To stay focused on safety, drivers may want to ask themselves the following questions:
• Are you keeping your eyes on the prize? With cars more than ever resembling mobile offices and entertainment centers, it can be easy to forget you're behind the wheel. Most accidents occur in seconds and distractions delay your reaction time.
• Are you awake enough to drive? Driver fatigue leads to inattentiveness, and according to the National Highway Traffic Safety Administration, 100,000 crashes are caused each year by drivers literally being asleep at the wheel. Recognize the signs of drowsy driving, which include difficulty focusing, frequent blinking, irritability and frequent yawning--and then, take action.
• Are you more interested in your cell phone conversation than the road ahead? Even in states where it's permissible, talking on a cell phone increases the likelihood of getting involved in a motor vehicle accident. If you need to call, pull off the road.
• Do you have a designated deejay? Simple things like changing the radio dial or finding that "perfect song" on your MP3 player may seem harmless, but they can be a big distraction.

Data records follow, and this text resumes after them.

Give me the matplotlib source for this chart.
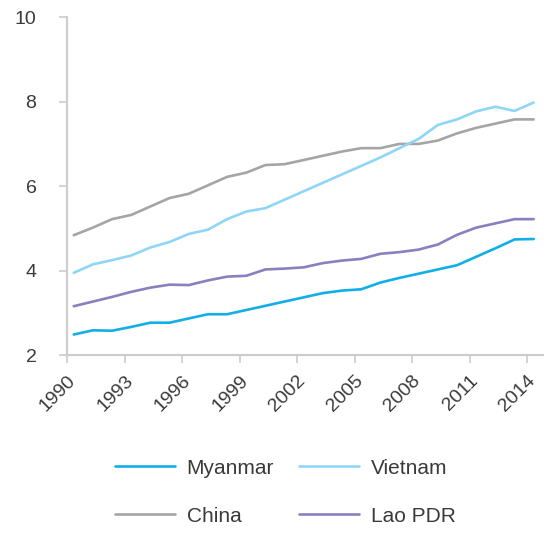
import matplotlib.pyplot as plt

years = list(range(1990, 2015))

myanmar = [2.49, 2.59, 2.58, 2.67, 2.77, 2.77, 2.87, 2.97, 2.97, 3.07,
           3.17, 3.27, 3.37, 3.47, 3.53, 3.56, 3.72, 3.83, 3.93, 4.03,
           4.13, 4.33, 4.53, 4.74, 4.75]
vietnam = [3.95, 4.15, 4.25, 4.36, 4.55, 4.68, 4.87, 4.97, 5.22, 5.40,
           5.48, 5.68, 5.88, 6.08, 6.28, 6.48, 6.68, 6.90, 7.12, 7.45,
           7.58, 7.77, 7.88, 7.78, 7.98]
china = [4.84, 5.02, 5.22, 5.32, 5.52, 5.72, 5.82, 6.02, 6.22, 6.32,
         6.50, 6.52, 6.62, 6.72, 6.82, 6.90, 6.90, 7.00, 7.00, 7.08,
         7.25, 7.38, 7.48, 7.58, 7.58]
lao = [3.16, 3.27, 3.38, 3.50, 3.60, 3.67, 3.66, 3.77, 3.86, 3.88,
       4.03, 4.05, 4.08, 4.18, 4.24, 4.28, 4.40, 4.44, 4.50, 4.62,
       4.85, 5.02, 5.12, 5.22, 5.22]

xticks = [1990, 1993, 1996, 1999, 2002, 2005, 2008, 2011, 2014]
yticks = [2, 4, 6, 8, 10]

plt.rcParams["font.family"] = ["Liberation Sans", "DejaVu Sans"]

fig = plt.figure(figsize=(5.54, 5.35), dpi=100)
ax = fig.add_axes([0.121, 0.336, 0.859, 0.632])

xs = [y + 0.35 for y in years]
series = [
    ("Myanmar", myanmar, "#12aee8"),
    ("China", china, "#a5a5a5"),
    ("Vietnam", vietnam, "#8fd6f6"),
    ("Lao PDR", lao, "#8b7fc0"),
]
for name, vals, color in series:
    ax.plot(xs, vals, color=color, lw=1.9, label=name, solid_capstyle="round")

ax.set_xlim(1990, 2014.83)
ax.set_ylim(2, 10)
ax.set_xticks(xticks)
ax.set_yticks(yticks)
ax.set_xticklabels([str(t) for t in xticks], rotation=45, ha="right",
                   rotation_mode="anchor")
for s in ["top", "right"]:
    ax.spines[s].set_visible(False)
for s in ["left", "bottom"]:
    ax.spines[s].set_color("#cccccc")
    ax.spines[s].set_linewidth(1.5)
ax.tick_params(colors="#cccccc", labelcolor="#3a3a3a", labelsize=14,
               length=6, width=1.2)
ax.tick_params(axis="x", pad=6)
ax.tick_params(axis="y", pad=16)

fig.legend(loc="center", bbox_to_anchor=(0.515, 0.08), ncol=2, frameon=False,
           fontsize=15, handlelength=2.9, columnspacing=1.2,
           labelspacing=1.4, handletextpad=0.55, labelcolor="#3a3a3a")

fig.savefig("out.png", dpi=100)
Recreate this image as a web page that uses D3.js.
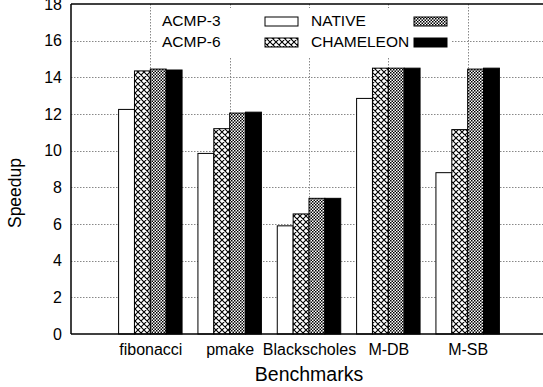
<!DOCTYPE html>
<html>
<head>
<meta charset="utf-8">
<script src="https://cdn.jsdelivr.net/npm/d3@7"></script>
<style>
  body { margin: 0; background: #fff; }
  svg { display: block; font-family: "Liberation Sans", Arial, Helvetica, sans-serif; }
</style>
</head>
<body>
<script>
// data
var benchmarks = ["fibonacci", "pmake", "Blackscholes", "M-DB", "M-SB"];
var acmp3     = [12.25, 9.85, 5.9, 12.85, 8.8];
var acmp6     = [14.35, 11.2, 6.55, 14.5, 11.15];
var native    = [14.45, 12.05, 7.4, 14.5, 14.45];
var chameleon = [14.4, 12.1, 7.4, 14.5, 14.5];
var seriesNames = ["ACMP-3", "ACMP-6", "NATIVE", "CHAMELEON"];
var yTicks = [0, 2, 4, 6, 8, 10, 12, 14, 16, 18];

var series = [acmp3, acmp6, native, chameleon];
var fills = ["#fff", "url(#cross)", "url(#dots)", "#000"];

var W = 543, H = 387;
var plotL = 71, plotT = 4, plotB = 334, plotR = 547;

var svg = d3.select("body").append("svg")
    .attr("width", W)
    .attr("height", H);

// patterns
var defs = svg.append("defs");
var cross = defs.append("pattern")
    .attr("id", "cross")
    .attr("patternUnits", "userSpaceOnUse")
    .attr("width", 6).attr("height", 6);
cross.append("rect").attr("width", 6).attr("height", 6).attr("fill", "#fff");
cross.append("path")
    .attr("d", "M0,0L6,6M6,0L0,6M-1,5L1,7M5,-1L7,1M-1,1L1,-1M5,7L7,5")
    .attr("stroke", "#000").attr("stroke-width", 1.1);

var dots = defs.append("pattern")
    .attr("id", "dots")
    .attr("patternUnits", "userSpaceOnUse")
    .attr("width", 3).attr("height", 3);
dots.append("rect").attr("width", 3).attr("height", 3).attr("fill", "#fff");
dots.append("rect").attr("x", 0).attr("y", 0).attr("width", 1.5).attr("height", 1.5).attr("fill", "#000");
dots.append("rect").attr("x", 1.5).attr("y", 1.5).attr("width", 1.5).attr("height", 1.5).attr("fill", "#000");

// scales
var x = d3.scaleLinear().domain([-1, 5]).range([plotL, plotR]);
var y = d3.scaleLinear().domain([0, 18]).range([plotB, plotT]);
var barW = 0.2;

// grid
svg.append("g").selectAll("line")
    .data(yTicks.filter(function(d) { return d > 0 && d < 18; }))
    .enter().append("line")
    .attr("x1", plotL).attr("x2", plotR)
    .attr("y1", function(d) { return Math.round(y(d)) + 0.5; })
    .attr("y2", function(d) { return Math.round(y(d)) + 0.5; })
    .attr("stroke", "#888").attr("stroke-width", 1)
    .attr("stroke-dasharray", "1.5,1.5");

svg.append("g").selectAll("line")
    .data(benchmarks)
    .enter().append("line")
    .attr("x1", function(d, i) { return Math.round(x(i)) + 0.5; })
    .attr("x2", function(d, i) { return Math.round(x(i)) + 0.5; })
    .attr("y1", plotT).attr("y2", plotB)
    .attr("stroke", "#888").attr("stroke-width", 1)
    .attr("stroke-dasharray", "1.5,1.5");

// legend box (opaque, covers grid)
svg.append("rect")
    .attr("x", 158).attr("y", 8)
    .attr("width", 294).attr("height", 49)
    .attr("fill", "#fff");

// bars
series.forEach(function(vals, s) {
    svg.append("g").selectAll("rect")
        .data(vals)
        .enter().append("rect")
        .attr("x", function(d, i) { return x(i - 0.4 + s * barW); })
        .attr("width", x(barW) - x(0))
        .attr("y", function(d) { return y(d); })
        .attr("height", function(d) { return y(0) - y(d); })
        .attr("fill", fills[s])
        .attr("stroke", "#000")
        .attr("stroke-width", 1);
});

// axes / border
svg.append("line")
    .attr("x1", plotL).attr("x2", plotL).attr("y1", plotT).attr("y2", plotB)
    .attr("stroke", "#000").attr("stroke-width", 1.5);
svg.append("line")
    .attr("x1", plotL).attr("x2", plotR).attr("y1", plotB).attr("y2", plotB)
    .attr("stroke", "#000").attr("stroke-width", 1.5);
svg.append("line")
    .attr("x1", plotL).attr("x2", plotR).attr("y1", plotT).attr("y2", plotT)
    .attr("stroke", "#000").attr("stroke-width", 1.5);

var yAxis = d3.axisLeft(y).tickValues(yTicks).tickSize(0).tickPadding(9);
svg.append("g")
    .attr("transform", "translate(" + plotL + ",0)")
    .call(yAxis)
    .call(function(g) { g.select(".domain").remove(); })
    .selectAll("text")
    .attr("font-size", 16)
    .attr("font-family", "Liberation Sans, Arial, sans-serif")
    .attr("fill", "#000");

var xAxis = d3.axisBottom(x)
    .tickValues(d3.range(benchmarks.length))
    .tickFormat(function(d) { return benchmarks[d]; })
    .tickSize(0).tickPadding(10);
svg.append("g")
    .attr("transform", "translate(0," + plotB + ")")
    .call(xAxis)
    .call(function(g) { g.select(".domain").remove(); })
    .selectAll("text")
    .attr("font-size", 16)
    .attr("font-family", "Liberation Sans, Arial, sans-serif")
    .attr("fill", "#000");

// axis titles
svg.append("text")
    .attr("x", 309).attr("y", 381)
    .attr("text-anchor", "middle")
    .attr("font-size", 19.5)
    .text("Benchmarks");
svg.append("text")
    .attr("transform", "translate(21,193) rotate(-90)")
    .attr("text-anchor", "middle")
    .attr("font-size", 17.5)
    .text("Speedup");

// legend
var legPos = [
    {tx: 162, ty: 26, sx: 265, sy: 17},
    {tx: 162, ty: 47, sx: 265, sy: 38},
    {tx: 311, ty: 26, sx: 414, sy: 17},
    {tx: 311, ty: 47, sx: 414, sy: 38}
];
seriesNames.forEach(function(name, s) {
    var p = legPos[s];
    svg.append("text")
        .attr("x", p.tx).attr("y", p.ty)
        .attr("font-size", 15.5)
        .text(name);
    svg.append("rect")
        .attr("x", p.sx).attr("y", p.sy)
        .attr("width", 33).attr("height", 9)
        .attr("fill", fills[s])
        .attr("stroke", "#000").attr("stroke-width", 1);
});
</script>
</body>
</html>
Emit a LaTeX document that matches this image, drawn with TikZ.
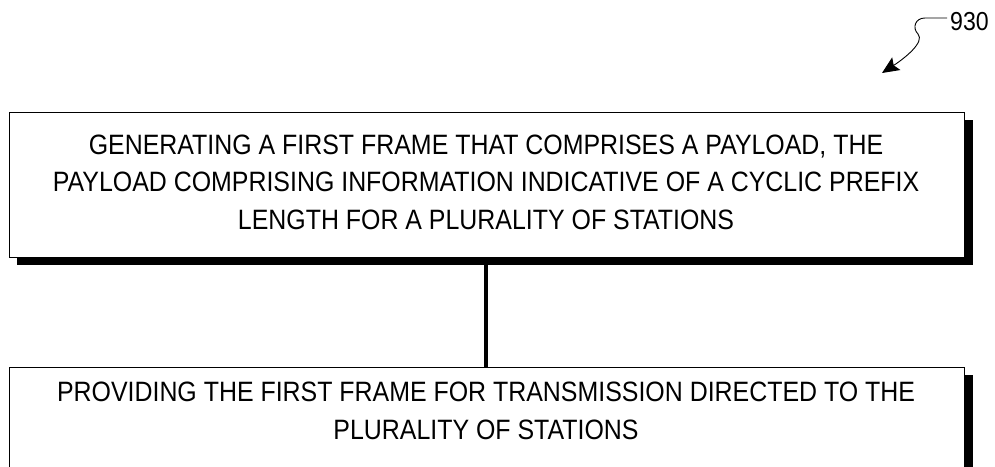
\documentclass[tikz,border=0pt]{standalone}
\usepackage{fontspec}
\setmainfont{Liberation Sans}
\newfontfamily\narrowfont{Liberation Sans}[FakeStretch=0.89]
\usetikzlibrary{arrows.meta}
\begin{document}
\begin{tikzpicture}[x=1pt,y=-1pt,
  stepbox/.style={draw=black, line width=1.2pt, fill=white, inner sep=0pt},
  steptext/.style={align=center, font=\narrowfont\fontsize{28}{37.5}\selectfont, inner sep=0pt},
  shadowbox/.style={fill=black},
  link/.style={line width=4pt}]
\useasboundingbox (0,0) rectangle (995,466);
% shadows
\fill[shadowbox] (17,120) rectangle (973,265);
\fill[shadowbox] (17,375) rectangle (973,475);
% boxes
\node[stepbox, minimum width=955pt, minimum height=145pt, anchor=north west] (b1) at (9,112) {};
\node[steptext] (t1) at (486,182) {GENERATING A FIRST FRAME THAT COMPRISES A PAYLOAD, THE\\PAYLOAD COMPRISING INFORMATION INDICATIVE OF A CYCLIC PREFIX\\LENGTH FOR A PLURALITY OF STATIONS};
\node[stepbox, minimum width=955pt, minimum height=100pt, anchor=north west] (b2) at (9,367) {};
\node[steptext] (t2) at (486,411) {PROVIDING THE FIRST FRAME FOR TRANSMISSION DIRECTED TO THE\\PLURALITY OF STATIONS};
\coordinate (c1) at (486,265);
\coordinate (c2) at (486,367);
\draw[link] (c1) -- (c2);
% reference label
\node[font=\narrowfont\fontsize{26}{26}\selectfont, anchor=west, inner sep=3pt] (lbl) at (947,22) {930};
\coordinate (s0) at (925,18);
\draw[line width=0.9pt, -{Stealth[length=17pt,width=15pt,inset=3pt]}] (lbl.west |- s0) -- (s0) .. controls (915,18) and (912,28) .. (918,34) .. controls (925,42) and (905,58) .. (882,73);
\end{tikzpicture}
\end{document}
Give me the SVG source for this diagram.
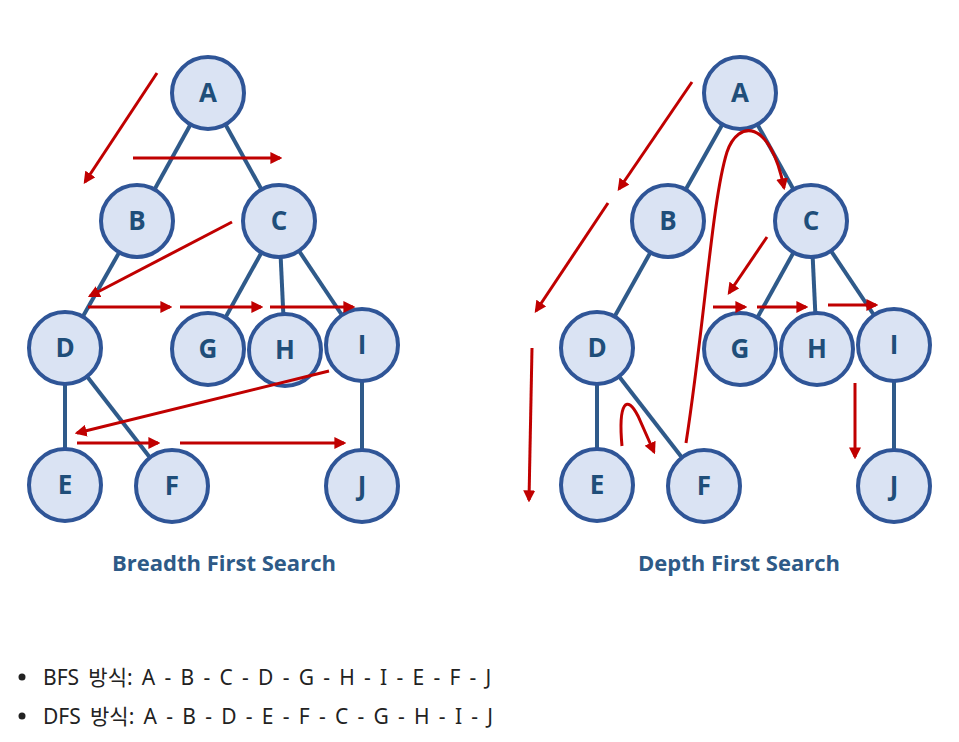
<svg xmlns="http://www.w3.org/2000/svg" width="959" height="742" viewBox="0 0 959 742">
<style>
.edge{stroke:#2f5a8a;stroke-width:4;fill:none}
.node circle{fill:#dae3f3;stroke:#2f5597;stroke-width:4}
.node text{font-family:"Open Sans","Liberation Sans",sans-serif;font-weight:bold;font-size:26px;fill:#1f4e79;text-anchor:middle}
.arr{stroke:#c00000;stroke-width:3;fill:none;marker-end:url(#ah)}
.title{font-family:"Open Sans","Liberation Sans",sans-serif;font-weight:bold;font-size:22px;fill:#2e5a87;text-anchor:middle}
.list{font-family:"Noto Sans","Noto Sans CJK KR",sans-serif;font-size:21px;word-spacing:3.8px;fill:#222}
</style>
<defs>
<marker id="ah" viewBox="0 0 10 10" refX="8" refY="5" markerWidth="4" markerHeight="4" orient="auto" markerUnits="strokeWidth">
<path d="M0,0 L10,5 L0,10 z" fill="#c00000"/>
</marker>
</defs>
<rect width="959" height="742" fill="#fff"/>
<g id="edges">
<line class="edge" x1="208" y1="93" x2="137" y2="221"/>
<line class="edge" x1="208" y1="93" x2="279" y2="221"/>
<line class="edge" x1="137" y1="221" x2="65" y2="348"/>
<line class="edge" x1="279" y1="221" x2="208" y2="349"/>
<line class="edge" x1="279" y1="221" x2="285" y2="350"/>
<line class="edge" x1="279" y1="221" x2="362" y2="345"/>
<line class="edge" x1="65" y1="348" x2="65" y2="485"/>
<line class="edge" x1="65" y1="348" x2="172" y2="486"/>
<line class="edge" x1="362" y1="345" x2="362" y2="486"/>
<line class="edge" x1="740" y1="93" x2="668" y2="221"/>
<line class="edge" x1="740" y1="93" x2="811" y2="221"/>
<line class="edge" x1="668" y1="221" x2="597" y2="348"/>
<line class="edge" x1="811" y1="221" x2="740" y2="349"/>
<line class="edge" x1="811" y1="221" x2="817" y2="349"/>
<line class="edge" x1="811" y1="221" x2="894" y2="345"/>
<line class="edge" x1="597" y1="348" x2="597" y2="485"/>
<line class="edge" x1="597" y1="348" x2="704" y2="486"/>
<line class="edge" x1="894" y1="345" x2="894" y2="486"/>
</g>
<g id="bfs-A" class="node"><circle cx="208" cy="93" r="36"/><text x="208" y="102">A</text></g>
<g id="bfs-B" class="node"><circle cx="137" cy="221" r="36"/><text x="137" y="230">B</text></g>
<g id="bfs-C" class="node"><circle cx="279" cy="221" r="36"/><text x="279" y="230">C</text></g>
<g id="bfs-D" class="node"><circle cx="65" cy="348" r="36"/><text x="65" y="357">D</text></g>
<g id="bfs-G" class="node"><circle cx="208" cy="349" r="36"/><text x="208" y="358">G</text></g>
<g id="bfs-H" class="node"><circle cx="285" cy="350" r="36"/><text x="285" y="359">H</text></g>
<g id="bfs-I" class="node"><circle cx="362" cy="345" r="36"/><text x="362" y="354">I</text></g>
<g id="bfs-E" class="node"><circle cx="65" cy="485" r="36"/><text x="65" y="494">E</text></g>
<g id="bfs-F" class="node"><circle cx="172" cy="486" r="36"/><text x="172" y="495">F</text></g>
<g id="bfs-J" class="node"><circle cx="362" cy="486" r="36"/><text x="362" y="495">J</text></g>
<g id="dfs-A" class="node"><circle cx="740" cy="93" r="36"/><text x="740" y="102">A</text></g>
<g id="dfs-B" class="node"><circle cx="668" cy="221" r="36"/><text x="668" y="230">B</text></g>
<g id="dfs-C" class="node"><circle cx="811" cy="221" r="36"/><text x="811" y="230">C</text></g>
<g id="dfs-D" class="node"><circle cx="597" cy="348" r="36"/><text x="597" y="357">D</text></g>
<g id="dfs-G" class="node"><circle cx="740" cy="349" r="36"/><text x="740" y="358">G</text></g>
<g id="dfs-H" class="node"><circle cx="817" cy="349" r="36"/><text x="817" y="358">H</text></g>
<g id="dfs-I" class="node"><circle cx="894" cy="345" r="36"/><text x="894" y="354">I</text></g>
<g id="dfs-E" class="node"><circle cx="597" cy="485" r="36"/><text x="597" y="494">E</text></g>
<g id="dfs-F" class="node"><circle cx="704" cy="486" r="36"/><text x="704" y="495">F</text></g>
<g id="dfs-J" class="node"><circle cx="894" cy="486" r="36"/><text x="894" y="495">J</text></g>
<g id="traversal">
<line class="arr" x1="157" y1="73" x2="85" y2="182"/>
<line class="arr" x1="133" y1="158" x2="280" y2="158"/>
<line class="arr" x1="232" y1="222" x2="90" y2="296"/>
<line class="arr" x1="88" y1="307" x2="170" y2="307"/>
<line class="arr" x1="180" y1="307" x2="261" y2="307"/>
<line class="arr" x1="270" y1="307" x2="353" y2="307"/>
<line class="arr" x1="329" y1="371" x2="77" y2="433"/>
<line class="arr" x1="77" y1="443" x2="158" y2="443"/>
<line class="arr" x1="180" y1="443" x2="344" y2="443"/>
<line class="arr" x1="692" y1="82" x2="619" y2="189"/>
<line class="arr" x1="608" y1="203" x2="536" y2="311"/>
<line class="arr" x1="532" y1="348" x2="529" y2="500"/>
<path class="arr" d="M622,446 C618,402 627,394 638,416 L654,452"/>
<path class="arr" d="M686,443 C705,320 712,200 727,152 C738,120 770,118 784,188"/>
<line class="arr" x1="767" y1="237" x2="729" y2="293"/>
<line class="arr" x1="713" y1="307" x2="745" y2="307"/>
<line class="arr" x1="757" y1="307" x2="806" y2="307"/>
<line class="arr" x1="828" y1="305" x2="876" y2="305"/>
<line class="arr" x1="855" y1="383" x2="855" y2="457"/>
</g>
<text class="title" x="224" y="571">Breadth First Search</text>
<text class="title" x="739" y="571">Depth First Search</text>
<circle cx="22" cy="677" r="3.5" fill="#222"/>
<circle cx="22" cy="716" r="3.5" fill="#222"/>
<text class="list" x="43" y="685">BFS 방식: A - B - C - D - G - H - I - E - F - J</text>
<text class="list" x="43" y="724">DFS 방식: A - B - D - E - F - C - G - H - I - J</text>
</svg>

• Are you being lazy about changing lanes? It's critical to look briefly over both shoulders before changing lanes. Even if you have onboard technology installed in the car, such as blind-spot and rearview indicators, the basics you learned in driver's education will always apply: signal your intention, check your mirrors and then glance back both ways to be certain that no one--or nothing--is in your blind spot.
• Are you day driving or daydreaming? Even without external distractions, it's easy to get caught up thinking about personal problems or work assignments. If you feel yourself losing focus, give yourself a wake-up call and set aside your problems. They can wait until the ride is over.